The deaths of Raúl Reyes and Julián Conrado, two senior figures in the Revolutionary Armed Forces of Colombia, the Farc, is clearly a serious blow to the guerrilla organisation. It will also call a halt to the release of hostages held by the Farc in the jungle over many years, a process that had been proceeding slowly under the auspices of the Venezuelan president Hugo Chávez. Freedom in the short term for the former presidential candidate Ingrid Betancourt, in which the French president Nicolas Sarkozy has taken a personal interest, now seems unlikely, and many people believe that she is dying. Hopes of the imminent release of three US defence contractors have also been dashed.

By all accounts, the midnight attack on the camp of the Farc leaders, a mile inside Ecuadorean territory in the jungle region south of the Putumayo river, was a political decision taken by the Colombian president Alvaro Uribe to put an end to the peace process orchestrated by Chávez. Four Colombian politicians, held as hostages by the Farc for the past six years, were released last week and given a royal welcome in Caracas. Reyes had been among those who organised their freedom. Killed at the age of 59, twenty years older than Che Guevara at the time of his death, Reyes had long been more of a diplomat than a guerrilla commander, though he was often photographed in military fatigues and carrying a gun.

According to the Ecuadorean president Rafael Correa, the bodies of the Farc commanders and 13 guerrillas were recovered in their pyjamas after being bombed while sleeping in a tent on the Ecuadorean side of the frontier. The Colombian air force, Correa claimed, had used advanced technology "with the collaboration of foreign powers" to locate the camp and "to massacre" its occupants. Uribe's government is a close ally of the United States and of Israel, whereas Correa belongs to the radical camp led by Chávez. Subsequent to the bombing, Colombian troops crossed the frontier into Ecuador frontier to recover the bodies.

Ever since 9/11, the United States has requested the Colombian government to refer to the Farc as a "terrorist" organisation, a word also now used by the European Union. Yet the Colombian guerrillas are the most long-lasting of all such movements in Latin America, long pre-dating the current obsession with "terrorism". Their leader, Manuel Marulanda, first led the Farc in the early 1960s and has survived into the 21st century, while Raúl Reyes has run the organisation's political wing for many years.
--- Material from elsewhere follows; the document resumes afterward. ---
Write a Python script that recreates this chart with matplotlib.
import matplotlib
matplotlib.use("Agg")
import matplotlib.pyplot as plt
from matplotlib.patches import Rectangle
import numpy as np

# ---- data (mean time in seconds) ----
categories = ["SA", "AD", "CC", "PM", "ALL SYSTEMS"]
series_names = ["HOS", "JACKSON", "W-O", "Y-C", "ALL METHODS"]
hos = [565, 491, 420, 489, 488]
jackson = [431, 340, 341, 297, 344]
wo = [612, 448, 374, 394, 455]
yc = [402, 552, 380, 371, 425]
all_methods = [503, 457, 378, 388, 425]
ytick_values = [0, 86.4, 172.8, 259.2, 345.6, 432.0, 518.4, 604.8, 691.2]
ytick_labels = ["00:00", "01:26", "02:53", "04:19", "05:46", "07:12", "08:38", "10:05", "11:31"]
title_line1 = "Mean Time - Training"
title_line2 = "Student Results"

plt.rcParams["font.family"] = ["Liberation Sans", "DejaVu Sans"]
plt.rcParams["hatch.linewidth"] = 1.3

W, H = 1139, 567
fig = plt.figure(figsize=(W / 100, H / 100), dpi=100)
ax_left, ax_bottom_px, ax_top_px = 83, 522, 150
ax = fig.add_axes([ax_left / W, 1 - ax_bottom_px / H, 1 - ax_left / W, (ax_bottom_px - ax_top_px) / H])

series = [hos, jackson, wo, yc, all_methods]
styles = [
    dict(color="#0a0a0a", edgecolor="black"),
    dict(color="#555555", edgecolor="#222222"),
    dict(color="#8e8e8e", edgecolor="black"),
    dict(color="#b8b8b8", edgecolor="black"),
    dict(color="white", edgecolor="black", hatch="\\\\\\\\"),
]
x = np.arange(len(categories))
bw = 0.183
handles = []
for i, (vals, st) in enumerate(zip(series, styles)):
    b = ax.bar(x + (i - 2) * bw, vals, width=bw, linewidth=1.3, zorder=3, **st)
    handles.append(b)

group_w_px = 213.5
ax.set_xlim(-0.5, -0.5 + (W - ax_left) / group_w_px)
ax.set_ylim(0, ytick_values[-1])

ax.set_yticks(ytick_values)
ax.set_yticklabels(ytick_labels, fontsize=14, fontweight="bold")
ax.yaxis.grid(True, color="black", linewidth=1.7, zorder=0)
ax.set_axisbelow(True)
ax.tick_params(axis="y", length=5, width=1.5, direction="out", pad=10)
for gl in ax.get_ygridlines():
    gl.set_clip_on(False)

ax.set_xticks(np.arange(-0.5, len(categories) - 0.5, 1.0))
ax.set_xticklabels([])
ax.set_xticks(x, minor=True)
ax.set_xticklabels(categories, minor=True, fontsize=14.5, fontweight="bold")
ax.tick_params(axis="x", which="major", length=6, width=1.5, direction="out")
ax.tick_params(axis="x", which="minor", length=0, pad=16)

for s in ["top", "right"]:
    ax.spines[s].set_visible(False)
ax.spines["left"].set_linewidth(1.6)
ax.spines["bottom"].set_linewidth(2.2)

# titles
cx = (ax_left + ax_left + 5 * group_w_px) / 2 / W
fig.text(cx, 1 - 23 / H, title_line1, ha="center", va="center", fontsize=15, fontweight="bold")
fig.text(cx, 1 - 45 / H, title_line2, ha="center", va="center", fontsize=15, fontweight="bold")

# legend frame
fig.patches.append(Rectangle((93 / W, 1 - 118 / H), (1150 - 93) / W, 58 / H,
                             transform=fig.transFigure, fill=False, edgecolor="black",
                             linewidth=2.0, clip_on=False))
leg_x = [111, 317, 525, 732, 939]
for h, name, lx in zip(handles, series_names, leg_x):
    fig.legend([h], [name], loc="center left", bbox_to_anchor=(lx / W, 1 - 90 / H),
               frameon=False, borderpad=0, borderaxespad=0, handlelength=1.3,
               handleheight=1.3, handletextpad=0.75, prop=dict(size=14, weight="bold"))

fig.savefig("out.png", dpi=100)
A well-known negotiator and promoter of the Farc's cause in meetings in Europe and Latin America, Reyes was a crucial collaborator in the recent efforts by the Venezuelan president and the Colombian senator Piedad Córdoba to release some of the Colombian hostages.

The Farc has witnessed many changes over the past forty years, but none of them have affected its ability to survive. One change has been the increasing production in Colombia of the raw material of cocaine and heroin, fuelling the drug markets of the United States and Europe, that was once grown in Bolivia and Peru. Land in Colombia devoted to growing cannabis, coca and poppies has grown fivefold since the 1960s, and the Farc has long provided protection to the rural workers on these plantations, as well as exacting tribute from the drug barons.

Another change has been the growth of paramilitary organisations, first sponsored by the drug barons and then by the state, that have revived the pattern of civil war that has been a particular Colombian phenomenon since the 19th century. Coupled with the growth of the paramilitaries has been the US-designed Plan Colombia, a military aid package first agreed with President Clinton in 1999, that has made Colombia the fifth largest recipient of US aid in the world.